LISTED ENTRIES:
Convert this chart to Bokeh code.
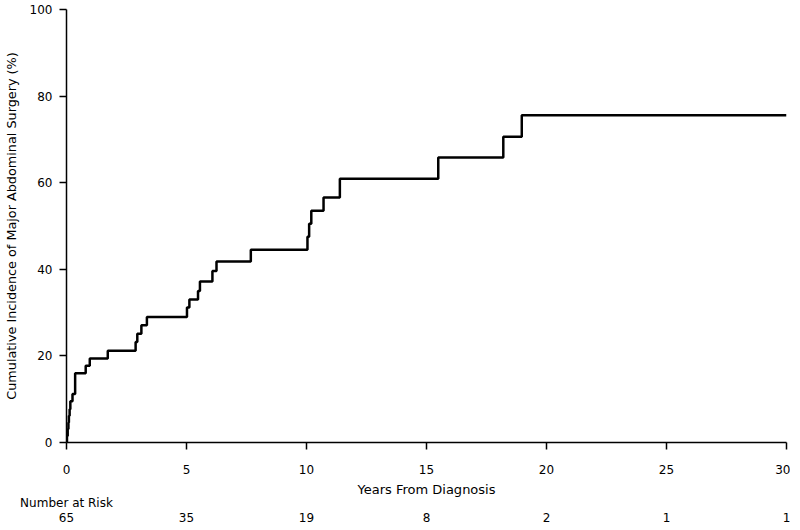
from bokeh.plotting import figure
from bokeh.models import LinearAxis, FixedTicker, Range1d
from bokeh.embed import file_html
from bokeh.resources import INLINE

# Kaplan-Meier style cumulative incidence (step after each event)
years = [0, 0.02, 0.05, 0.08, 0.10, 0.13, 0.16, 0.25, 0.36, 0.80, 0.97, 1.72,
         2.88, 2.95, 3.12, 3.35, 5.02, 5.12, 5.48, 5.56, 6.08, 6.25, 7.68,
         10.04, 10.11, 10.20, 10.71, 11.39, 15.49, 18.20, 18.97, 30.0]
incidence = [0, 1.5, 3.1, 4.6, 6.2, 7.7, 9.5, 11.2, 16.0, 17.7, 19.4, 21.2,
             23.2, 25.1, 27.1, 29.0, 31.2, 33.0, 35.0, 37.2, 39.6, 41.8, 44.5,
             47.5, 50.5, 53.5, 56.6, 60.9, 65.8, 70.6, 75.6, 75.6]

x_ticks = [0, 5, 10, 15, 20, 25, 30]
y_ticks = [0, 20, 40, 60, 80, 100]
risk_years = [0, 5, 10, 15, 20, 25, 30]
risk_counts = ["65", "35", "19", "8", "2", "1", "1"]
risk_title = "Number at Risk"

FONT = "DejaVu Sans"

p = figure(frame_width=720, frame_height=433,
           min_border_left=66, min_border_right=4, min_border_top=9, min_border_bottom=10,
           x_range=Range1d(0, 30), y_range=Range1d(0, 100),
           output_backend="svg", toolbar_location=None)

p.step(years, incidence, mode="after", line_width=2.5, line_color="black")

p.xgrid.visible = False
p.ygrid.visible = False
p.outline_line_color = None
p.background_fill_color = "white"
p.border_fill_color = "white"


def style(ax, size="12px"):
    ax.axis_line_width = 1.5
    ax.axis_line_color = "black"
    ax.major_tick_line_width = 1.5
    ax.major_tick_line_color = "black"
    ax.major_tick_out = 7
    ax.major_tick_in = 0
    ax.minor_tick_line_color = None
    ax.major_label_text_font = FONT
    ax.major_label_text_font_size = "12px"
    ax.major_label_text_color = "black"
    ax.axis_label_text_font = FONT
    ax.axis_label_text_font_size = size
    ax.axis_label_text_font_style = "normal"
    ax.axis_label_text_color = "black"


style(p.xaxis[0], "13px")
style(p.yaxis[0], "12.8px")

p.xaxis[0].ticker = FixedTicker(ticks=x_ticks)
p.yaxis[0].ticker = FixedTicker(ticks=y_ticks)
p.xaxis[0].axis_label = "Years From Diagnosis"
p.yaxis[0].axis_label = "Cumulative Incidence of Major Abdominal Surgery (%)"
p.xaxis[0].major_label_standoff = 15
p.xaxis[0].axis_label_standoff = 5
p.yaxis[0].major_label_standoff = 7
p.yaxis[0].axis_label_standoff = 8

# "Number at Risk" row title (centred on year 0)
title_axis = LinearAxis(ticker=FixedTicker(ticks=[risk_years[0]]),
                        major_label_overrides={risk_years[0]: risk_title})
style(title_axis)
title_axis.axis_line_color = None
title_axis.major_tick_line_color = None
title_axis.major_tick_out = 0
title_axis.major_label_standoff = -4
p.add_layout(title_axis, "below")

# numbers at risk under each year tick
count_axis = LinearAxis(ticker=FixedTicker(ticks=risk_years),
                        major_label_overrides=dict(zip(risk_years, risk_counts)))
style(count_axis)
count_axis.axis_line_color = None
count_axis.major_tick_line_color = None
count_axis.major_tick_out = 0
count_axis.major_label_standoff = 0
p.add_layout(count_axis, "below")

open("out.html", "w").write(file_html(p, INLINE))
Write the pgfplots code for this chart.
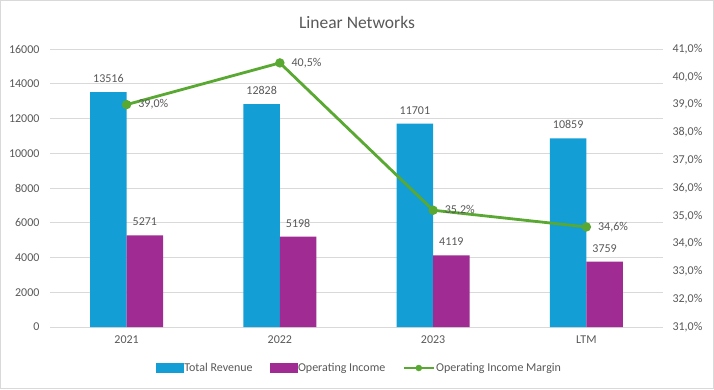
\documentclass[border=0pt]{standalone}
\usepackage{pgfplots}
\pgfplotsset{compat=1.18}
\usepackage{fontspec}
\setmainfont{Carlito}
\definecolor{rev}{HTML}{139FD6}
\definecolor{opi}{HTML}{A02B93}
\definecolor{mar}{HTML}{58A831}
\definecolor{txt}{HTML}{595959}
\definecolor{grd}{HTML}{D9D9D9}
\pgfkeys{/pgf/number format/assume math mode=true, /pgf/number format/1000 sep={}}
\newcommand{\tf}{\fontsize{12}{14}\selectfont}
\begin{document}
\begin{tikzpicture}[x=1pt,y=1pt]
\useasboundingbox (0,0) rectangle (714,389);
\fill[white] (0,0) rectangle (714,389);
\draw[grd, line width=1pt] (0.5,0.5) rectangle (713.5,388.5);
\node[text=txt, font=\fontsize{17.5}{20}\selectfont] at (357,367) {Linear Networks};
\begin{axis}[
  at={(50pt,62pt)}, anchor=south west,
  scale only axis, width=613pt, height=278pt,
  xmin=-0.5, xmax=3.5, ymin=0, ymax=16000,
  ybar=0pt, bar width=36.5pt,
  xtick={0,1,2,3}, xticklabels={2021,2022,2023,LTM},
  ytick={0,2000,...,16000},
  ymajorgrids, grid style={draw=grd, line width=0.75pt},
  axis line style={draw=none},
  major tick length=0pt,
  tick label style={text=txt, font=\tf},
  yticklabel style={xshift=-7pt},
  xticklabel style={yshift=-5pt},
  scaled y ticks=false,
  nodes near coords,
  every node near coord/.append style={text=txt, font=\tf, yshift=6pt},
  clip=false,
]
\addplot[fill=rev, draw=none] coordinates {(0,13516) (1,12828) (2,11701) (3,10859)};
\addplot[fill=opi, draw=none] coordinates {(0,5271) (1,5198) (2,4119) (3,3759)};
\end{axis}
\begin{axis}[
  at={(50pt,62pt)}, anchor=south west,
  scale only axis, width=613pt, height=278pt,
  xmin=-0.5, xmax=3.5, ymin=31, ymax=41,
  ytick={31,32,33,34,35,36,37,38,39,40,41},
  hide x axis,
  axis y line*=right,
  axis line style={draw=none},
  major tick length=0pt,
  yticklabel={\pgfmathprintnumber[fixed,fixed zerofill,precision=1,use comma]{\tick}\%},
  tick label style={text=txt, font=\tf},
  yticklabel style={xshift=6pt},
  legend columns=3,
  legend style={draw=none, fill=none, at={(0.504,-0.1475)}, anchor=center,
    font=\tf, text=txt, /tikz/every even column/.append style={column sep=16pt},
    nodes={inner xsep=1pt}},
  legend cell align=left,
  clip=false,
]
\addlegendimage{legend image code/.code={\fill[rev] (0pt,-4.5pt) rectangle (27pt,4.5pt);}}
\addlegendentry{Total Revenue}
\addlegendimage{legend image code/.code={\fill[opi] (0pt,-4.5pt) rectangle (27pt,4.5pt);}}
\addlegendentry{Operating Income}
\addlegendimage{legend image code/.code={\draw[mar, line width=2.8pt] (0pt,0pt) -- (30pt,0pt); \fill[mar] (15pt,0pt) circle (3pt);}}
\addlegendentry{Operating Income Margin}
\addplot[mar, line width=2.8pt, mark=*, mark size=3.2pt, forget plot,
  nodes near coords={\pgfmathprintnumber[fixed,fixed zerofill,precision=1,use comma]{\pgfplotspointmeta}\%},
  every node near coord/.style={anchor=west, xshift=7pt, text=txt, font=\tf}]
  coordinates {(0,39.0) (1,40.5) (2,35.2) (3,34.6)};
\end{axis}
\end{tikzpicture}
\end{document}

JOB: Omit every picture while copying the listing above exactly.

SOLVED PROBLEM:
Convert this chart to Bokeh code.
from bokeh.plotting import figure
from bokeh.models import LinearAxis, FixedTicker, Range1d
from bokeh.embed import file_html
from bokeh.resources import INLINE

# Kaplan-Meier style cumulative incidence (step after each event)
years = [0, 0.02, 0.05, 0.08, 0.10, 0.13, 0.16, 0.25, 0.36, 0.80, 0.97, 1.72,
         2.88, 2.95, 3.12, 3.35, 5.02, 5.12, 5.48, 5.56, 6.08, 6.25, 7.68,
         10.04, 10.11, 10.20, 10.71, 11.39, 15.49, 18.20, 18.97, 30.0]
incidence = [0, 1.5, 3.1, 4.6, 6.2, 7.7, 9.5, 11.2, 16.0, 17.7, 19.4, 21.2,
             23.2, 25.1, 27.1, 29.0, 31.2, 33.0, 35.0, 37.2, 39.6, 41.8, 44.5,
             47.5, 50.5, 53.5, 56.6, 60.9, 65.8, 70.6, 75.6, 75.6]

x_ticks = [0, 5, 10, 15, 20, 25, 30]
y_ticks = [0, 20, 40, 60, 80, 100]
risk_years = [0, 5, 10, 15, 20, 25, 30]
risk_counts = ["65", "35", "19", "8", "2", "1", "1"]
risk_title = "Number at Risk"

FONT = "DejaVu Sans"

p = figure(frame_width=720, frame_height=433,
           min_border_left=66, min_border_right=4, min_border_top=9, min_border_bottom=10,
           x_range=Range1d(0, 30), y_range=Range1d(0, 100),
           output_backend="svg", toolbar_location=None)

p.step(years, incidence, mode="after", line_width=2.5, line_color="black")

p.xgrid.visible = False
p.ygrid.visible = False
p.outline_line_color = None
p.background_fill_color = "white"
p.border_fill_color = "white"


def style(ax, size="12px"):
    ax.axis_line_width = 1.5
    ax.axis_line_color = "black"
    ax.major_tick_line_width = 1.5
    ax.major_tick_line_color = "black"
    ax.major_tick_out = 7
    ax.major_tick_in = 0
    ax.minor_tick_line_color = None
    ax.major_label_text_font = FONT
    ax.major_label_text_font_size = "12px"
    ax.major_label_text_color = "black"
    ax.axis_label_text_font = FONT
    ax.axis_label_text_font_size = size
    ax.axis_label_text_font_style = "normal"
    ax.axis_label_text_color = "black"


style(p.xaxis[0], "13px")
style(p.yaxis[0], "12.8px")

p.xaxis[0].ticker = FixedTicker(ticks=x_ticks)
p.yaxis[0].ticker = FixedTicker(ticks=y_ticks)
p.xaxis[0].axis_label = "Years From Diagnosis"
p.yaxis[0].axis_label = "Cumulative Incidence of Major Abdominal Surgery (%)"
p.xaxis[0].major_label_standoff = 15
p.xaxis[0].axis_label_standoff = 5
p.yaxis[0].major_label_standoff = 7
p.yaxis[0].axis_label_standoff = 8

# "Number at Risk" row title (centred on year 0)
title_axis = LinearAxis(ticker=FixedTicker(ticks=[risk_years[0]]),
                        major_label_overrides={risk_years[0]: risk_title})
style(title_axis)
title_axis.axis_line_color = None
title_axis.major_tick_line_color = None
title_axis.major_tick_out = 0
title_axis.major_label_standoff = -4
p.add_layout(title_axis, "below")

# numbers at risk under each year tick
count_axis = LinearAxis(ticker=FixedTicker(ticks=risk_years),
                        major_label_overrides=dict(zip(risk_years, risk_counts)))
style(count_axis)
count_axis.axis_line_color = None
count_axis.major_tick_line_color = None
count_axis.major_tick_out = 0
count_axis.major_label_standoff = 0
p.add_layout(count_axis, "below")

open("out.html", "w").write(file_html(p, INLINE))
Write the pgfplots code for this chart.
\documentclass[border=0pt]{standalone}
\usepackage{pgfplots}
\pgfplotsset{compat=1.18}
\usepackage{fontspec}
\setmainfont{Carlito}
\definecolor{rev}{HTML}{139FD6}
\definecolor{opi}{HTML}{A02B93}
\definecolor{mar}{HTML}{58A831}
\definecolor{txt}{HTML}{595959}
\definecolor{grd}{HTML}{D9D9D9}
\pgfkeys{/pgf/number format/assume math mode=true, /pgf/number format/1000 sep={}}
\newcommand{\tf}{\fontsize{12}{14}\selectfont}
\begin{document}
\begin{tikzpicture}[x=1pt,y=1pt]
\useasboundingbox (0,0) rectangle (714,389);
\fill[white] (0,0) rectangle (714,389);
\draw[grd, line width=1pt] (0.5,0.5) rectangle (713.5,388.5);
\node[text=txt, font=\fontsize{17.5}{20}\selectfont] at (357,367) {Linear Networks};
\begin{axis}[
  at={(50pt,62pt)}, anchor=south west,
  scale only axis, width=613pt, height=278pt,
  xmin=-0.5, xmax=3.5, ymin=0, ymax=16000,
  ybar=0pt, bar width=36.5pt,
  xtick={0,1,2,3}, xticklabels={2021,2022,2023,LTM},
  ytick={0,2000,...,16000},
  ymajorgrids, grid style={draw=grd, line width=0.75pt},
  axis line style={draw=none},
  major tick length=0pt,
  tick label style={text=txt, font=\tf},
  yticklabel style={xshift=-7pt},
  xticklabel style={yshift=-5pt},
  scaled y ticks=false,
  nodes near coords,
  every node near coord/.append style={text=txt, font=\tf, yshift=6pt},
  clip=false,
]
\addplot[fill=rev, draw=none] coordinates {(0,13516) (1,12828) (2,11701) (3,10859)};
\addplot[fill=opi, draw=none] coordinates {(0,5271) (1,5198) (2,4119) (3,3759)};
\end{axis}
\begin{axis}[
  at={(50pt,62pt)}, anchor=south west,
  scale only axis, width=613pt, height=278pt,
  xmin=-0.5, xmax=3.5, ymin=31, ymax=41,
  ytick={31,32,33,34,35,36,37,38,39,40,41},
  hide x axis,
  axis y line*=right,
  axis line style={draw=none},
  major tick length=0pt,
  yticklabel={\pgfmathprintnumber[fixed,fixed zerofill,precision=1,use comma]{\tick}\%},
  tick label style={text=txt, font=\tf},
  yticklabel style={xshift=6pt},
  legend columns=3,
  legend style={draw=none, fill=none, at={(0.504,-0.1475)}, anchor=center,
    font=\tf, text=txt, /tikz/every even column/.append style={column sep=16pt},
    nodes={inner xsep=1pt}},
  legend cell align=left,
  clip=false,
]
\addlegendimage{legend image code/.code={\fill[rev] (0pt,-4.5pt) rectangle (27pt,4.5pt);}}
\addlegendentry{Total Revenue}
\addlegendimage{legend image code/.code={\fill[opi] (0pt,-4.5pt) rectangle (27pt,4.5pt);}}
\addlegendentry{Operating Income}
\addlegendimage{legend image code/.code={\draw[mar, line width=2.8pt] (0pt,0pt) -- (30pt,0pt); \fill[mar] (15pt,0pt) circle (3pt);}}
\addlegendentry{Operating Income Margin}
\addplot[mar, line width=2.8pt, mark=*, mark size=3.2pt, forget plot,
  nodes near coords={\pgfmathprintnumber[fixed,fixed zerofill,precision=1,use comma]{\pgfplotspointmeta}\%},
  every node near coord/.style={anchor=west, xshift=7pt, text=txt, font=\tf}]
  coordinates {(0,39.0) (1,40.5) (2,35.2) (3,34.6)};
\end{axis}
\end{tikzpicture}
\end{document}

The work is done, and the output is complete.